The management board reports to the North American Waterfowl Management Plan, and is responsible for "overall program coordination, and for developing funding and delivery mechanisms". The Black Duck Joint Venture receives some of its funding from research grants. From 1989 to 1994, it had an operational budget of about CAD $870,000.
The efforts of American black duck researchers in Canada and the United States is coordinated via the Black Duck Joint Venture, including research related to "monitoring, population dynamics, harvest management and ecological requirements". The current science coordinator is Patrick Devers.
The joint venture has conducted banding and survey programs in cooperation with other organizations, for which data collected is used in harvest management. The program led to more restrictive harvest regulations in the 1980s, which has led to the stabilization of American black duck populations in some areas and recovery in others.

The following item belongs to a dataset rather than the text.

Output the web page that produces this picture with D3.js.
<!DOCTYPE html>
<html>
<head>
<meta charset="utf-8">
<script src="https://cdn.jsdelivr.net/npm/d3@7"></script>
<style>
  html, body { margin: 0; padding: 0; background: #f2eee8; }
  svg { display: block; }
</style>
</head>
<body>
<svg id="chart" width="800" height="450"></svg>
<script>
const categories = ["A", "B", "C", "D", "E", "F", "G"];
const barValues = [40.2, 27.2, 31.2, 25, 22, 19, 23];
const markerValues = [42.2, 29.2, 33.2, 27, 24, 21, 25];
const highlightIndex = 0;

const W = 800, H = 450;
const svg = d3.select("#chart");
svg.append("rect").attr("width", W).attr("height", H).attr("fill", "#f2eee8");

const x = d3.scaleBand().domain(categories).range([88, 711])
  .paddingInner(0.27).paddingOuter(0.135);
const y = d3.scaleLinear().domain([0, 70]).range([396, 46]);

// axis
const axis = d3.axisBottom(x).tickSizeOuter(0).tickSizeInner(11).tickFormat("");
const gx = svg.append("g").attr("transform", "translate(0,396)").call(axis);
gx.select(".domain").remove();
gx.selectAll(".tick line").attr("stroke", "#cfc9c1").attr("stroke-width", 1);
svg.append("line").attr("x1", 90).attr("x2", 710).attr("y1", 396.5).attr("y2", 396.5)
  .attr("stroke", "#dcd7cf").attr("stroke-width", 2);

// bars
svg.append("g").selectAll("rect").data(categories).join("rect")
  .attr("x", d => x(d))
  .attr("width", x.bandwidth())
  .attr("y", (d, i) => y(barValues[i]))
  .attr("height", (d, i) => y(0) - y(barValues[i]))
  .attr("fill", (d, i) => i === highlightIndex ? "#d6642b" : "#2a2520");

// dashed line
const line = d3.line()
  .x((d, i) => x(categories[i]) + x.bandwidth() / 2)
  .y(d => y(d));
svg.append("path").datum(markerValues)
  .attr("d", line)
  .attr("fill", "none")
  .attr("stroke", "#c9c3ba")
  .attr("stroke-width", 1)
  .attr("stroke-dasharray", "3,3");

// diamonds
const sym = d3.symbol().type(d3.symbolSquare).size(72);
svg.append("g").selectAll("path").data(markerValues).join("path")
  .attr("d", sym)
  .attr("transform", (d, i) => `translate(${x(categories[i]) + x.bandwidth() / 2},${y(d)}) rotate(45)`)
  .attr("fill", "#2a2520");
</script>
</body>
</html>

In 1990, the venture began "large-scale aerial surveys of breeding populations" of all species of eastern ducks and some other species to identify trends in breeding populations of those species. This consisted of helicopter surveys in southern Quebec and throughout the Maritime Provinces. Breeding ground surveys have also been conducted. from the mid-1990s to 2002, the number of breeding pairs in Quebec had more than doubled to 396,000.

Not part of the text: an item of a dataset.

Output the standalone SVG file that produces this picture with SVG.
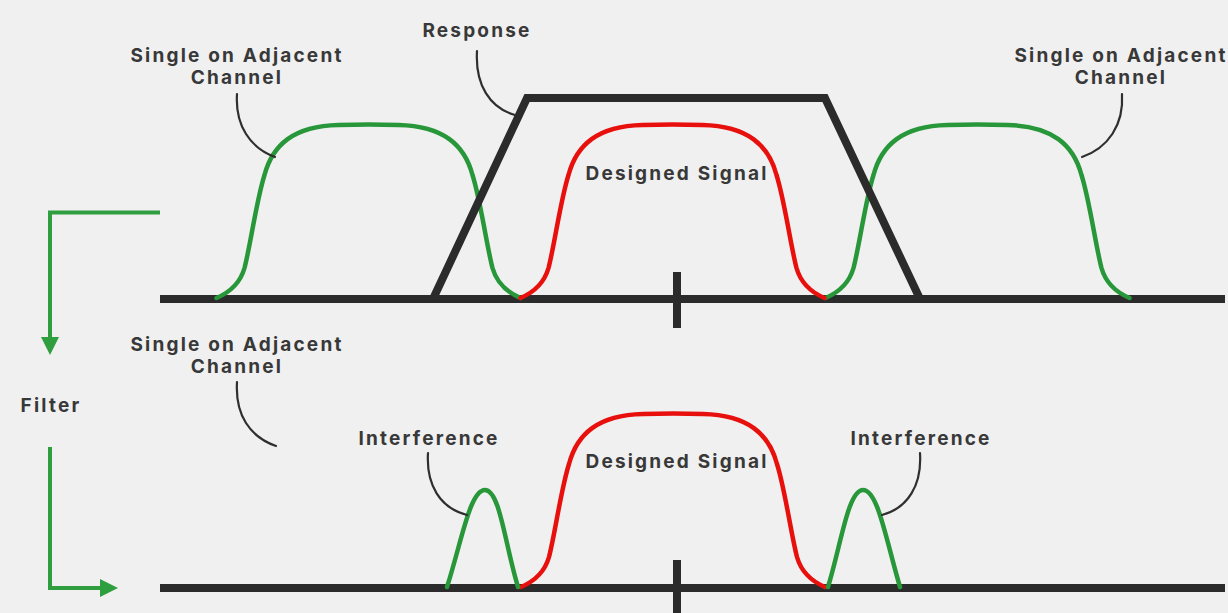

It was a participant in the American Black Duck Mapping Project conducted at Mount Allison University in conjunction with Ducks Unlimited Canada, the Canadian Wildlife Service, and other government organizations. This research collected data about black duck populations in Atlantic Canada to complement previous research by the Eastern Habitat Joint Venture.
In the United States, the United States Fish and Wildlife Service has purchased wintering, staging and breeding habitats of the American black duck (and other species), which it manages to encourage population recovery. This includes over 1,000 acres (4 km2) of wetlands at Montezuma National Wildlife Refuge.